Third, if you feel that strongly about this then go to your city counsel and demand they put their content somewhere else.
"Need to be on IG dad so I can be active in extracurricular in HS."
Mandate APIs out and this problem goes away so folks can vibe code really simple solutions that keeps you off the site.
We don't need to let multi-billion dollar companies maximise profits while ruining people's lives. We can just decide to ban them, as a society.
Then their parents shouldn't let them use the internet.
I find it interesting that so much of how people think about morality involves attributing free will unevenly. I.e. "facebook execs" are using their free will to addict people but those people have no ability to resist. It's so obviously corrosive to think something like "only evil people have free will; good people are just hapless victims".
I don't really see how this scenario is an uneven attribution of morality.
Leaders like Zuck, on the other hand, have no excuse.
And marketers, there's still time to save your souls and find honest work.
At the scale of these firms, it is an issue of incentives, more than it is personal responsibility.
I know that many of the people who worked in safety flagged issues. I know NGOs and victims reached out to people in the firm over and over again.
Humans wanted to do the right thing. Its just that for other humans, they had to answer to shareholders and they had a far stronger set of incentives to ensure they made “number go up”.
Your string of people doing the right thing, makes little headway in the face of the tide of other humans who have incentives to increase time on site.
The company will settle for a slap on the wrist, a paltry fine that is but a fraction of the profit that was made as a result of the infraction.
The company will not admit to any wrongdoing as a result of the settlement.
The company will continue their behavior but in a stealthier, more obfuscated fashion.
After so many years, the question on the societal utility of meta and similar services is finally being forced.
No matter what the verdict, the design and limits which make effective policy is still to be negotiated and figured out.
The CEO will not be personally affected at all. He'll still have hundreds of billions in the bank.
The CEO will be paraded in front of congress who will then proceed to ask him softball questions carefully prepared by a team of lobbyists and Meta lawyers. The CEO will answer like a robot.
Senators and congressmen will not push back on the CEO's answers even though everyone in the room knows said answers are deliberate obfuscation and dishonest wordsmithing at best.
The CEO will be praised by the Senate Minority Leader simply because the CEO is from the Senator's district.
The same Senator will highlight all the good work the CEO does to help the Israeli military. (this is not antisemitism, for the record. Senate Minority Leader Schumer has constantly said his main job is to protect Israel's interests).

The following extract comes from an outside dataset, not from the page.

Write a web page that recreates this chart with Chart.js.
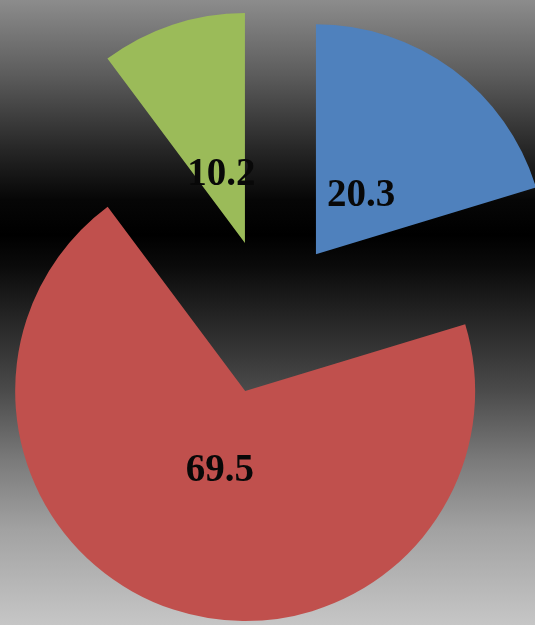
<!DOCTYPE html>
<html>
<head>
<meta charset="utf-8">
<script src="https://cdn.jsdelivr.net/npm/chart.js@4/dist/chart.umd.min.js"></script>
<style>
  html, body { margin: 0; padding: 0; }
  body {
    width: 535px; height: 625px; overflow: hidden;
    background: linear-gradient(to bottom,
      #8c8c8c 0px, #5c5c5c 75px, #262626 150px, #060606 200px, #000000 235px,
      #0a0a0a 265px, #262626 320px, #4a4a4a 390px, #7a7a7a 460px,
      #a2a2a2 530px, #c6c6c6 625px);
  }
  canvas { display: block; }
</style>
</head>
<body>
<canvas id="c" width="535" height="625"></canvas>
<script>
const categories = ['Category 1', 'Category 2', 'Category 3'];
const values = [20.3, 69.5, 10.2];
const valueLabels = ['20.3', '69.5', '10.2'];
const colors = ['#4f81bd', '#c0504d', '#9bbb59'];

const explodeDistance = 78;
const labelDistance = [76, 81, 75];

const explodePlugin = {
  id: 'explode',
  beforeDatasetDraw(chart, args) {
    const ctx = chart.ctx;
    args.meta.data.forEach((arc) => {
      const mid = (arc.startAngle + arc.endAngle) / 2;
      ctx.save();
      ctx.translate(Math.cos(mid) * explodeDistance, Math.sin(mid) * explodeDistance);
      arc.draw(ctx);
      ctx.restore();
    });
    return false;
  },
  afterDraw(chart) {
    const ctx = chart.ctx;
    const meta = chart.getDatasetMeta(0);
    ctx.save();
    ctx.font = 'bold 39px "Liberation Serif", "Times New Roman", serif';
    ctx.textAlign = 'center';
    ctx.textBaseline = 'alphabetic';
    ctx.fillStyle = '#080808';
    meta.data.forEach((arc, i) => {
      const mid = (arc.startAngle + arc.endAngle) / 2;
      const r = explodeDistance + labelDistance[i];
      const x = arc.x + Math.cos(mid) * r;
      const y = arc.y + Math.sin(mid) * r;
      ctx.fillText(valueLabels[i], x, y + 13);
    });
    ctx.restore();
  }
};

new Chart(document.getElementById('c'), {
  type: 'pie',
  data: {
    labels: categories,
    datasets: [{
      data: values,
      backgroundColor: colors,
      borderWidth: 0,
      radius: 230
    }]
  },
  options: {
    responsive: false,
    animation: false,
    events: [],
    layout: { padding: { left: 4, top: 9, right: 0, bottom: 0 } },
    plugins: {
      legend: { display: false },
      tooltip: { enabled: false }
    }
  },
  plugins: [explodePlugin]
});
</script>
</body>
</html>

The company's shares will increase, and everyone will praise the company and its CEO. Every major podcast, even those run by centrists and capitalist leftists, will praise the CEO's ability as someone who is incredible at delivering amazing returns.

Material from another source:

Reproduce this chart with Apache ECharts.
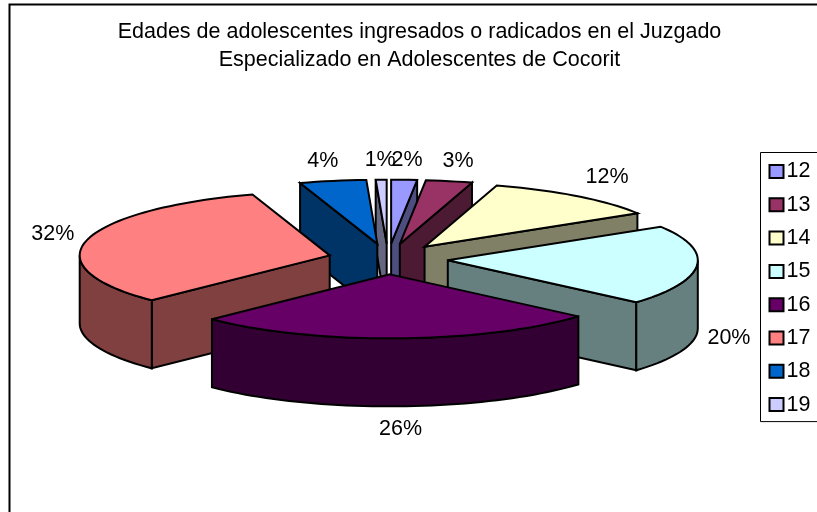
<!DOCTYPE html>
<html>
<head>
<meta charset="utf-8">
<style>html,body{margin:0;padding:0;background:#fff}#c{width:817px;height:512px}</style>
<script src="https://cdn.jsdelivr.net/npm/echarts@6/dist/echarts.min.js"></script>
</head>
<body>
<div id="c"></div>
<script>
var titleLines = ['Edades de adolescentes ingresados o radicados en el Juzgado', 'Especializado en Adolescentes de Cocorit'];
var categories = ['12', '13', '14', '15', '16', '17', '18', '19'];
var values = [1.66, 3, 11.55, 20.2, 26.2, 32.4, 4.3, 0.7];

var topColors = ['#9999FF', '#993366', '#FFFFCC', '#CCFFFF', '#660066', '#FF8080', '#0066CC', '#CCCCFF'];
var sideColors = ['#4D4D80', '#4D1A33', '#808066', '#668080', '#330033', '#804040', '#003366', '#666680'];

// layout of the tilted, exploded pie
var pie = { cx: 388, cy: 259, rx: 250, ry: 64, depth: 68, explode: 0.24 };
// label nudges away from each slice's rim midpoint
var labelNudge = [[3, -20], [9, -20], [30, -19], [32, 5], [3, 23], [-34, -6], [-10, -20], [-1, -20]];
var FONT = '"Liberation Sans", Arial, sans-serif';
var TEXT_SIZE = 21.5;

var total = values.reduce(function (a, b) { return a + b; }, 0);
var starts = [];
values.reduce(function (acc, v, i) { starts[i] = acc; return acc + v; }, 0);
function deg(v) { return v / total * 360; }
function rad(d) { return d * Math.PI / 180; }

function arcPts(ax, ay, a0, a1, dy) {
  var n = Math.max(2, Math.ceil((a1 - a0) / 2)), pts = [];
  for (var i = 0; i <= n; i++) {
    var a = rad(a0 + (a1 - a0) * i / n);
    pts.push([ax + pie.rx * Math.sin(a), ay - pie.ry * Math.cos(a) + dy]);
  }
  return pts;
}
function face(points, fill) {
  return { type: 'polygon', shape: { points: points },
    style: { fill: fill, stroke: '#000', lineWidth: 2, lineJoin: 'miter', miterLimit: 4 } };
}
function sliceGroup(i) {
  var a0 = deg(starts[i]), a1 = deg(starts[i] + values[i]), mid = rad((a0 + a1) / 2);
  var ax = pie.cx + pie.explode * pie.rx * Math.sin(mid);
  var ay = pie.cy - pie.explode * pie.ry * Math.cos(mid);
  var d = pie.depth, kids = [];
  function radial(a) {
    var p = arcPts(ax, ay, a, a, 0)[0];
    kids.push(face([[ax, ay], p, [p[0], p[1] + d], [ax, ay + d]], sideColors[i]));
  }
  if (Math.sin(rad(a0)) < -1e-6) radial(a0);
  if (Math.sin(rad(a1)) > 1e-6) radial(a1);
  var f0 = Math.max(a0, 90), f1 = Math.min(a1, 270);
  if (f1 > f0) {
    kids.push(face(arcPts(ax, ay, f0, f1, 0).concat(arcPts(ax, ay, f0, f1, d).reverse()), sideColors[i]));
  }
  kids.push(face([[ax, ay]].concat(arcPts(ax, ay, a0, a1, 0)), topColors[i]));
  var cm = Math.cos(mid);
  var lx = ax + pie.rx * Math.sin(mid) + labelNudge[i][0];
  var ly = ay - pie.ry * cm + (cm < 0 ? d : 0) + labelNudge[i][1];
  kids.push({ type: 'text', z2: 100, style: {
    x: lx, y: ly, text: Math.round(values[i] / total * 100) + '%', fill: '#000', align: 'center', verticalAlign: 'middle',
    font: TEXT_SIZE + 'px ' + FONT } });
  return { type: 'group', children: kids };
}

// paint order: farthest slice first
var order = categories.map(function (_, i) { return i; }).sort(function (p, q) {
  return Math.cos(rad(deg(starts[q] + values[q] / 2))) - Math.cos(rad(deg(starts[p] + values[p] / 2)));
});

var series = categories.map(function (name, i) {
  return {
    type: 'custom', name: name, coordinateSystem: 'none', silent: true,
    animation: false,
    itemStyle: { color: topColors[i] },
    data: [values[i]],
    renderItem: function () { return sliceGroup(i); }
  };
});
// series are created in paint order so later ones lie on top
var seriesOrdered = order.map(function (i) { return series[i]; });

var chart = echarts.init(document.getElementById('c'), null, { renderer: 'canvas' });
chart.setOption({
  animation: false,
  backgroundColor: '#fff',
  title: {
    text: titleLines.join('\n'), left: 414.5, top: 13.5, textAlign: 'center',
    textStyle: { fontFamily: FONT, fontSize: TEXT_SIZE, fontWeight: 'normal', color: '#000', lineHeight: 28 }
  },
  legend: {
    orient: 'vertical', left: 760.5, top: 152.5, data: categories, selectedMode: false,
    icon: 'rect', itemWidth: 14, itemHeight: 13, itemGap: 11.3,
    padding: [8, 60, 6, 8],
    backgroundColor: '#fff', borderColor: '#000', borderWidth: 1,
    itemStyle: { borderColor: '#000', borderWidth: 2 },
    textStyle: { fontFamily: FONT, fontSize: TEXT_SIZE, color: '#000', padding: [0, 0, 0, -2], height: 18, lineHeight: 18 }
  },
  graphic: [{
    type: 'rect', z: -1, silent: true,
    shape: { x: 9.5, y: 4.5, width: 900, height: 600 },
    style: { fill: 'none', stroke: '#000', lineWidth: 2 }
  }],
  series: seriesOrdered
});
</script>
</body>
</html>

Shareholders will allow the company to operate as normal, because they are making money.
The cycle repeats itself.
Of course the bar for a criminal conviction would be much higher, but the vulnerabilities are certainly there.
I'm thinking of how organized crime ('60s - '80s) were untouchable, and how prosecutors learned how to use then new RICO laws to bring (some) of them down.
> Any person who, under circumstances or conditions likely to produce great bodily harm or death, willfully causes or permits any child to suffer, or inflicts thereon unjustifiable physical pain or mental suffering... shall be punished by imprisonment in a county jail not exceeding one year, or in the state prison for two, four, or six years.
As with tobacco, social media target all children. Not just these plantiffs in MS.
The tobacco settlements in the USA didn't protect the rest of the world. Further, the purveyors just pivoted.